While being in a debt may not seem to be ‘too good a situation’, however, taking a loan is necessary and eases the financial stress, many times. For instance, if you take a personal loan, you can deal with any kind of expenses, be it a pending bill, home renovation expenses, funds for an important purchase, wedding expense, education fee, sponsor travel, pay for a medical emergency and just about everything. Isn’t that a great relief? If you are cash-strapped then personal loans are best on rescue.
What is a Personal Loan Pre-closure?
Each bank and NBFC has a set of different norms and rules regarding the loan scheme, and pre-closure charges are one of the crucial factors to consider. So what is a pre-closure? It is basically closing the loan before its tenure ends. For example, you have taken a personal loan for a period of 3 years, but are able to arrange the outstanding loan payment amount, after a year. You can then pre-close the loan after a year by paying the full amount in complete, than paying EMIs through 3 years.
Now, the benefit of doing this is that you get rid of the debt before time and eliminate the burden of paying EMI regularly and keeping a track of it. The cons may come with pre-closure charges. Not every bank charges a pre-closure fee after a point of time. But, if you are closing the loan too early, the financial institution may charge a percentage of amounts on the outstanding loan amount, as a fee. Fully settling a loan will include payment of borrowed amount and the charged interest at the time of loan closure.
Why Do Banks Charge a Prepayment Fee?
Financial institutions levy a pre-closure charge in order to recuperate some interest as they will be losing a customer. Ending the loan before its tenure will cause a revenue loss for the banks and NBFCs as well, thus a minimal charge is taken as the pre-closure fee in some cases, especially if the customer has paid less than 6 EMIs. To find out the tenure after which the banks and NBFCs may charge this fee, you will have to check out relevant conditions of each of these institutions.
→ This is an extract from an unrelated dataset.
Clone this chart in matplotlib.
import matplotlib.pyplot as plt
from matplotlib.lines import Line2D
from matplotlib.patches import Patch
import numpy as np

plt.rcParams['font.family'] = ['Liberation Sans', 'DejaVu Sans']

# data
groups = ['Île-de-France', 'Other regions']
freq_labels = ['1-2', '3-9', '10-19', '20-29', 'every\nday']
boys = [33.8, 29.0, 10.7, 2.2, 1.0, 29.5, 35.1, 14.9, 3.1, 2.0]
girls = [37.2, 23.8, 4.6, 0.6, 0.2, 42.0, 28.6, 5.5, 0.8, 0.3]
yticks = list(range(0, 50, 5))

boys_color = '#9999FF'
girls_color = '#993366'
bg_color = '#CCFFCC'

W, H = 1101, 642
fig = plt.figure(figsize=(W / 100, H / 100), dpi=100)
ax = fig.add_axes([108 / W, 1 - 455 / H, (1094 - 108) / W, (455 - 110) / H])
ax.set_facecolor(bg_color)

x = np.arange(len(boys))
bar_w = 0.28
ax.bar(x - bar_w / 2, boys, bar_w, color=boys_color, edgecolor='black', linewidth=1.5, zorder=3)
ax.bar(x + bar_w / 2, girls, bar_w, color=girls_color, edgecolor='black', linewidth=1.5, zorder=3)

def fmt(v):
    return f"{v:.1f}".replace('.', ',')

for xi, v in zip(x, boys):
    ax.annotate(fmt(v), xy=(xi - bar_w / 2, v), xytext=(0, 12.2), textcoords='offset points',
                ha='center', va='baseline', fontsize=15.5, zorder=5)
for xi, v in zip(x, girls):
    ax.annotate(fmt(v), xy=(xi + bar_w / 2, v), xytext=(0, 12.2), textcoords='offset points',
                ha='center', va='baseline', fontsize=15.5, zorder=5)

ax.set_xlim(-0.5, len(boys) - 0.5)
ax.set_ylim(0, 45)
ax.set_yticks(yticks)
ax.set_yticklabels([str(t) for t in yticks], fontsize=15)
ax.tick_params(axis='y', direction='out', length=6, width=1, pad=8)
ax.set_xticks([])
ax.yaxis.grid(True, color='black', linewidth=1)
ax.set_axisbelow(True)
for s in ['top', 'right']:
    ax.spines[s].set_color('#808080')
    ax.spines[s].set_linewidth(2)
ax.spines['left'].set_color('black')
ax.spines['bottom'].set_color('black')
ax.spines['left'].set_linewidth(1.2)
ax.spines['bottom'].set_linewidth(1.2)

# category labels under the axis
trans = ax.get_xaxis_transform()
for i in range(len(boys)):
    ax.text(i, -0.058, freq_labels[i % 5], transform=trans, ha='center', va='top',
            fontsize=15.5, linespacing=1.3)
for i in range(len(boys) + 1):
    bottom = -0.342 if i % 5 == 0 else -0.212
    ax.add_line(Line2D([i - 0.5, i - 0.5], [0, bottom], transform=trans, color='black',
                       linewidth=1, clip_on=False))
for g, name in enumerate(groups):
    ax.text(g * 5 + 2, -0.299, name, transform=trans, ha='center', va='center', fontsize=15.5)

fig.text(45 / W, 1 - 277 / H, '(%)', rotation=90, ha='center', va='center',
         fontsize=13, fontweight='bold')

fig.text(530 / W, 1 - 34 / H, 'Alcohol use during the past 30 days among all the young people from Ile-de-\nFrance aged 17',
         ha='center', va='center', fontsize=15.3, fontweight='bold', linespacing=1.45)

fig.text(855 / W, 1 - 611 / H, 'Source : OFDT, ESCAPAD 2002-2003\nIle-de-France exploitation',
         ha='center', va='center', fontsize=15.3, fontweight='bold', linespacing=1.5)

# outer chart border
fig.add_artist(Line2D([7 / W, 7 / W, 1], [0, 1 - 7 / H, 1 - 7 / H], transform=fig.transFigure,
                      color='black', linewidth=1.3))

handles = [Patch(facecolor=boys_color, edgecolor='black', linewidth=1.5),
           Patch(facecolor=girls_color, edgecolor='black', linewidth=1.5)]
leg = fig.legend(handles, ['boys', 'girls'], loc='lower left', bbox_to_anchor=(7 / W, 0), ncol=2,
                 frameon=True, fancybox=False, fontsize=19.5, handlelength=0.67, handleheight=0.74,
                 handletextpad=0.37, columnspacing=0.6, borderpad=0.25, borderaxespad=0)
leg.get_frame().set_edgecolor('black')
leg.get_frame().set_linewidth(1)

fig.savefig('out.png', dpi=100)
Prepayment charges may vary between 2 per cent and 5 per cent depending on the type of personal loan taken, and the terms and conditions of the loan. As personal loans entail larger rates than many secured loans, the banks lose a large amount of interest, in cases where you plan to close the loan early. Thus the charges for pre-closing loan will also differ depending on the interest rate decided for the loan.
Is it Wise to Pre-close a Personal Loan?
A personal loan can be repaid partly of fully before its closing date. A part payment may or may not apply additional charges, but a full prepayment may. The benefit of the latter is that it does away with the worry of paying regularly. Part payment can be done only twice in the entire loan period. But the frequency of part payment may differ from a bank to another.
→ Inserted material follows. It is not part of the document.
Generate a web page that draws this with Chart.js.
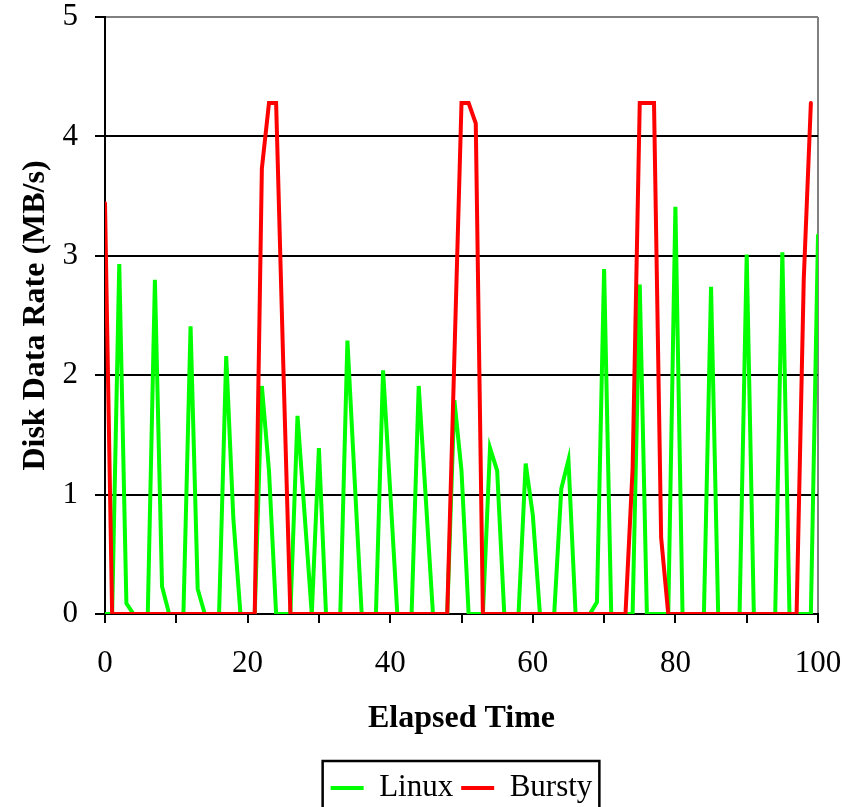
<!DOCTYPE html>
<html><head><meta charset="utf-8">
<script src="https://cdn.jsdelivr.net/npm/chart.js@4.4.1/dist/chart.umd.min.js"></script>
<style>html,body{margin:0;padding:0;background:#fff;overflow:hidden}canvas{display:block}</style>
</head><body>
<canvas id="c" width="859" height="807"></canvas>
<script>
const elapsedTime = [0,1,2,3,4,5,6,7,8,9,10,11,12,13,14,15,16,17,18,19,20,21,22,23,24,25,26,27,28,29,30,31,32,33,34,35,36,37,38,39,40,41,42,43,44,45,46,47,48,49,50,51,52,53,54,55,56,57,58,59,60,61,62,63,64,65,66,67,68,69,70,71,72,73,74,75,76,77,78,79,80,81,82,83,84,85,86,87,88,89,90,91,92,93,94,95,96,97,98,99,100];
const linuxRate = [0,0,2.93,0.09,0,0,0,2.80,0.23,0,0,0,2.41,0.21,0,0,0,2.16,0.80,0,0,0,1.91,1.20,0,0,0,1.66,0.83,0,1.39,0,0,0,2.29,1.14,0,0,0,2.04,1.03,0,0,0,1.91,0.96,0,0,0,1.79,1.20,0,0,0,1.39,1.20,0,0,0,1.26,0.83,0,0,0,1.05,1.29,0,0,0,0.10,2.89,0,0,0,0,2.76,0,0,0,0,3.41,0,0,0,0,2.74,0,0,0,0,3.01,0,0,0,0,3.03,0,0,0,0,3.17];
const burstyRate = [3.44,0,0,0,0,0,0,0,0,0,0,0,0,0,0,0,0,0,0,0,0,0,3.73,4.28,4.28,2.10,0,0,0,0,0,0,0,0,0,0,0,0,0,0,0,0,0,0,0,0,0,0,0,2.15,4.28,4.28,4.11,0,0,0,0,0,0,0,0,0,0,0,0,0,0,0,0,0,0,0,0,0,1.22,4.28,4.28,4.28,0.64,0,0,0,0,0,0,0,0,0,0,0,0,0,0,0,0,0,0,0,2.80,4.28];
const xTickLabels = [0,20,40,60,80,100];
const yTickValues = [0,1,2,3,4,5];
const seriesNames = ['Linux','Bursty'];
const seriesColors = ['#00ff00','#ff0000'];

const FONT = 'Liberation Serif, Times New Roman, serif';

const toPoints = arr => elapsedTime.map((t, i) => ({x: t, y: arr[i]}));

const legendBorder = {
  id: 'legendBorder',
  afterDraw(chart) {
    const lg = chart.legend;
    const hb = lg.legendHitBoxes;
    if (!hb || !hb.length) return;
    const ctx = chart.ctx;
    const last = hb[hb.length - 1];
    const l = hb[0].left - 8;
    const r = last.left + last.width + 7;
    const t = lg.top - 3.5;
    ctx.save();
    ctx.strokeStyle = '#000';
    ctx.lineWidth = 2.5;
    ctx.strokeRect(l, t, r - l, chart.height + 20 - t);
    ctx.restore();
  }
};

new Chart(document.getElementById('c'), {
  type: 'line',
  data: {
    datasets: [
      {label: seriesNames[0], data: toPoints(linuxRate), borderColor: seriesColors[0], backgroundColor: seriesColors[0],
       borderWidth: 4, pointRadius: 0, tension: 0, fill: false, order: 2, borderCapStyle: 'round'},
      {label: seriesNames[1], data: toPoints(burstyRate), borderColor: seriesColors[1], backgroundColor: seriesColors[1],
       borderWidth: 4, pointRadius: 0, tension: 0, fill: false, order: 1, borderCapStyle: 'round'}
    ]
  },
  options: {
    responsive: false,
    animation: false,
    devicePixelRatio: 1,
    layout: {padding: {left: 0, right: 41, top: 17, bottom: -6.5}},
    scales: {
      x: {
        type: 'linear', min: 0, max: 100,
        afterFit: s => { s.height = 150.5; s.paddingLeft = 0; s.paddingRight = 0; },
        ticks: {stepSize: 10, autoSkip: false, maxRotation: 0, color: '#000', padding: 25,
          font: {family: FONT, size: 31, lineHeight: 1},
          callback: v => xTickLabels.includes(v) ? String(v) : ''},
        grid: {color: c => (c.tick && c.tick.value === 100) ? '#808080' : 'rgba(0,0,0,0)',
          lineWidth: 2, tickColor: '#000', tickLength: 9, tickWidth: 2},
        border: {color: '#000', width: 2},
        title: {display: true, text: 'Elapsed Time', color: '#000',
          font: {family: FONT, size: 32, weight: 'bold', lineHeight: 1.2}, padding: {top: 0, bottom: 26.3}}
      },
      y: {
        min: 0, max: 5,
        afterFit: s => { s.width = 105; s.paddingTop = 0; s.paddingBottom = 0; },
        afterBuildTicks: s => { s.ticks = yTickValues.map(v => ({value: v})); },
        ticks: {stepSize: 1, color: '#000', padding: 17,
          font: {family: FONT, size: 31, lineHeight: 1}},
        grid: {color: c => (c.tick && c.tick.value === 5) ? '#808080' : '#000',
          lineWidth: 2, tickColor: '#000', tickLength: 10, tickWidth: 2},
        border: {color: '#000', width: 2},
        title: {display: true, text: 'Disk Data Rate (MB/s)', color: '#000',
          font: {family: FONT, size: 32, weight: 'bold', lineHeight: 1.2}, padding: {top: 16.8, bottom: 0}}
      }
    },
    plugins: {
      legend: {
        display: true, position: 'bottom', fullSize: false, align: 'center',
        labels: {usePointStyle: true, pointStyle: 'line', pointStyleWidth: 33, padding: 8, color: '#000',
          font: {family: FONT, size: 31},
          sort: (a, b) => a.datasetIndex - b.datasetIndex}
      },
      tooltip: {enabled: false}
    }
  },
  plugins: [legendBorder]
});
</script>
</body></html>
It is important to note that only payment of the principal amount, in this case, will really give any benefit, because the financial institutions usually recover the interest payment in the initial stages of EMIs.
How to Plan Prepayment or Pre-closure of Loans?
You must first try and understand if closing the loan early will really bring any benefit. If it saves you money than what you would have to pay in entire loan tenure, then definitely it is feasible. The charges associated must be considered when calculating these probabilities. When taking a personal loan, if you already have in mind that you will repay sooner, then checking the pre-closure charges is vital. Because the total loan cost will not just depend on the interest rate charges, but other fees and charges as well.
If you are able to arrange an amount, you have several options. Put it for investment, use it for other purposes and expenses, or close a personal loan earlier than its tenure. You have to now think, which the best option for you is. For instance, if investing the amount reaps you higher returns than what you would pay for the loan, then pre-closure must not be chosen. Similarly, if you have other unavoidable expenses, then the fund must be used for it, than you taking a new loan for this expense.
How to Approach Prepayment/Foreclosure of Personal Loans?
It is easy to understand why the facility of pre-closure is provided by banks and NBFCs. Choosing this route to close the loan, is a choice that you have to make after weighing the options, as stated above. It is always better to get out of debt, but at the same time, you have to judge your financial circumstance to take this decision. Never forget to check the pre-closure charges before applying and finalizing a personal loan scheme, because these charges are counted in the total cost of the loan.